After the 1979 Iranian Revolution, Iran began to export its revolution based on the desires and aspirations of Khomeini who held onto a long history of Arab-Persian conflict, a painful history for Persians. Iran did not make its main nationalist goal known possibly out of concern that changing the maps would impact its national identity and could be used against it. Some 55 per cent of Iranians are of non-Persian ancestry and the other 45 per cent are from other origins and heritage, which makes any redrawing of maps a domestic threat for Iran.

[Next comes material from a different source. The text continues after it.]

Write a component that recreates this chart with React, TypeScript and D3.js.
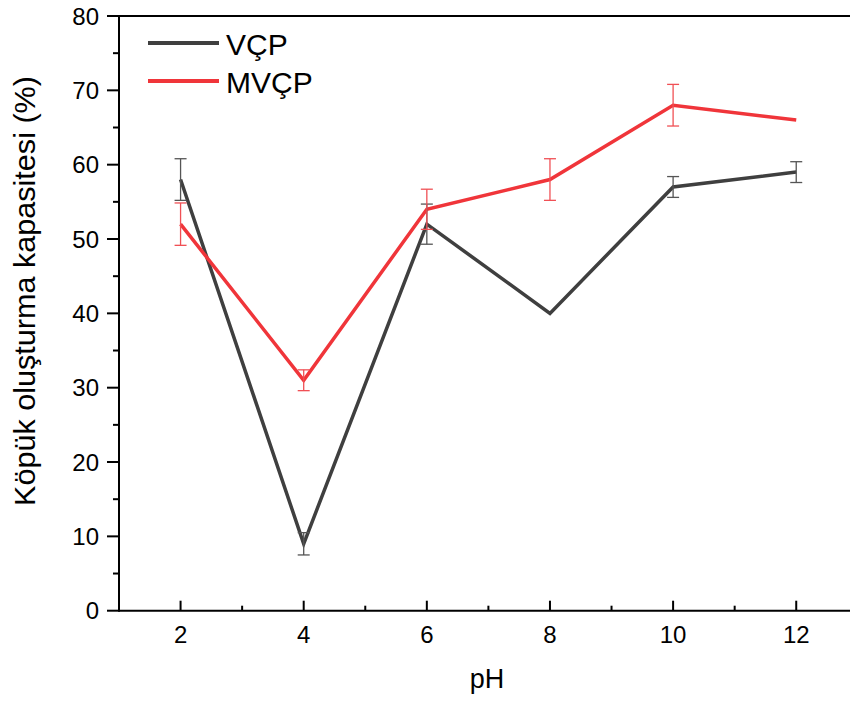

Iran focused on spotting troubled regimes; created Shia political parties and armed militia groups in Lebanon, Iraq, Yemen and Afghanistan; supported Sunni Islamist movements and parties under the pretext of supporting “resistance” against Israel (Hamas and Islamic Jihad), Iraqi Kurdistan (the National Union Party of Jalal Talabani), Egypt (Muslim Brotherhood), Sudan and Nigeria (Boko Haram), and Tajikistan, Uzbekistan and Turkey (Turkish Hizbullah and the PKK). And all this to achieve its surreptitious nationalist goal of reviving the Safavid Empire.
This Iranian nationalist ethnic expansionist policy left sectarian tensions in its wake, especially between Shias and Sunnis, which at times ignited into sectarian civil war in Lebanon and Iraq. It also contributed to spreading and expanding radical Islamist movements around the world, and created a great rivalry between Tehran and capitals in the region — especially Riyadh and Ankara, since they are both symbols of Sunni Islam in the region.
Iran's ambitions also impacted Arab Gulf countries when it began supporting Shias there, creating fractures that never existed before with Sunnis, especially in Bahrain and eastern Saudi Arabia where a Shia minority resides.
In the last decade, Iran has worked on spreading Shiism in several Arab countries and was supported by some regimes, such as the regime of Hafez Al-Assad in Syria followed by his son Bashar. It gave incentives to those who convert to Shiism, such as free healthcare and higher education in Iran, as well as substantial monthly wages by Syrian standards. There were also trade incentives and privileges to the financially able, and Husseinias (Shia places of worship) were built and Iran's embassy and cultural attaches worked indiscreetly to spread Shiism over the past 20 years. Seven Iranian Shia channels began airing around the world to promote the Iranian scheme and hosting Shia preachers.
Iran's influence in the region is not temporary. However, this agenda is faltering since the Syrian problem has not been resolved according to Iran's desires. Iran's Shia agenda did not make an impact on the masses either. In fact, after Iran's direct interference in Syria especially, some Arab countries began monitoring Iran's quest in order to curb or undermine it. The aversion of Arab masses grew against Iran, its policies, armed militias and branch sectarian militias.
What is aiding Iran to continue on its path, even if very slowly, is the silence in Washington about Tehran's policies since the start of the Arab Spring, and Iran's alliance with Russia. These two factors are unstable and dependent on the calculations of the two superpowers, which could mean Iran's exit from the scene in the near or medium future.
The quest for an Iranian Persian empire is also governed by Iran's domestic situation, multiple ethnicities there, and the risk of tipping that balance. Iran must also abide by international law, respect the sovereignty of states and remain within its precise regional role, and not act according to the whims of its Islamic jurists or Ayatollah or racist nationalists and Safavid rulers who believe the past could return with ease.